A former Bristol Township rescue squad chief is accused of misappropriating nearly $5,000 in squad funds to pay for car repairs, and then doctoring computer records to make it look like the money went to repair an ambulance.
Bucks County authorities allege an investigation found Scott Bahner, 49, of Bensalem, used a credit card associated with Bucks County Rescue Squad to cover $4,789.39 in repair bills for his son in 2015, according to a probable cause affidavit.
Bahner was arraigned Wednesday on felony charges including dealing in unlawful proceeds, access device crimes and unlawful use of computers. He was released on $50,000 unsecured bail. This news organization was unsuccessful in reaching Bahner for comment after leaving a message at his home.
For nine years Bahner served as chief of the rescue squad, which serves Bristol Borough and Bristol Township, before he resigned last July, according to authorities, months after controversy surfaced surrounding his former part-time job with the Bristol Township Police Department.
Months later, in October, Bucks County Detectives received information alleging Bahner misappropriated squad money, which is primarily funded through local tax dollars and health insurance payments.
The subsequent investigation found that in April and November of 2015, Bahner, who earned $79,000 a year as squad chief, allegedly used a credit card associated with squad financial accounts to pay for transmission repairs on a 2010 Mazda owned by his son and tried to hide the transaction by reporting the repairs as involving an ambulance, according to the affidavit.
The garage owners confirmed to authorities that they did not repair an ambulance and one claimed that Bahner called in the credit card number to pay for the repairs, authorities said.
As chief, Bahner had access to various squad-related financial accounts and associated access device cards, as well as the login and password information for the squad's computers and software, according to county detectives.
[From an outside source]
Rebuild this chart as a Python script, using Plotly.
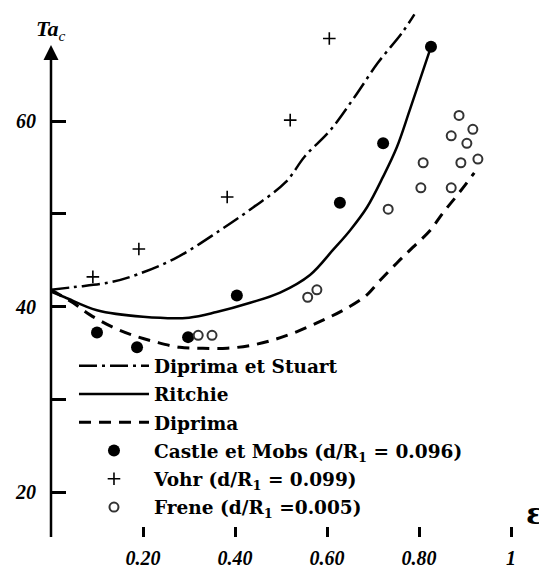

Rescue squad members are not authorized to use squad funds for personal use, court documents said.
The credit card accusation follow separate allegations against Bahner involving unauthorized pay a year ago that had Bristol Township officials threatening to replace the squad's coverage area with neighboring Levittown-Fairless Hills Rescue Squad. The Township Council never acted on the threat.
Township officials alleged that Bahner received nearly $30,000 in unauthorized hourly pay while working part time as a community service officer; Bahner resigned from his part-time job in November 2017 and he repaid the money shortly after the township threatened legal action against him. No criminal charges were filed.
Bahner, who was hired in October 2014, was paid $15.01 an hour and worked 20 to 24 hours a week for the police department, according to records obtained by this news organization.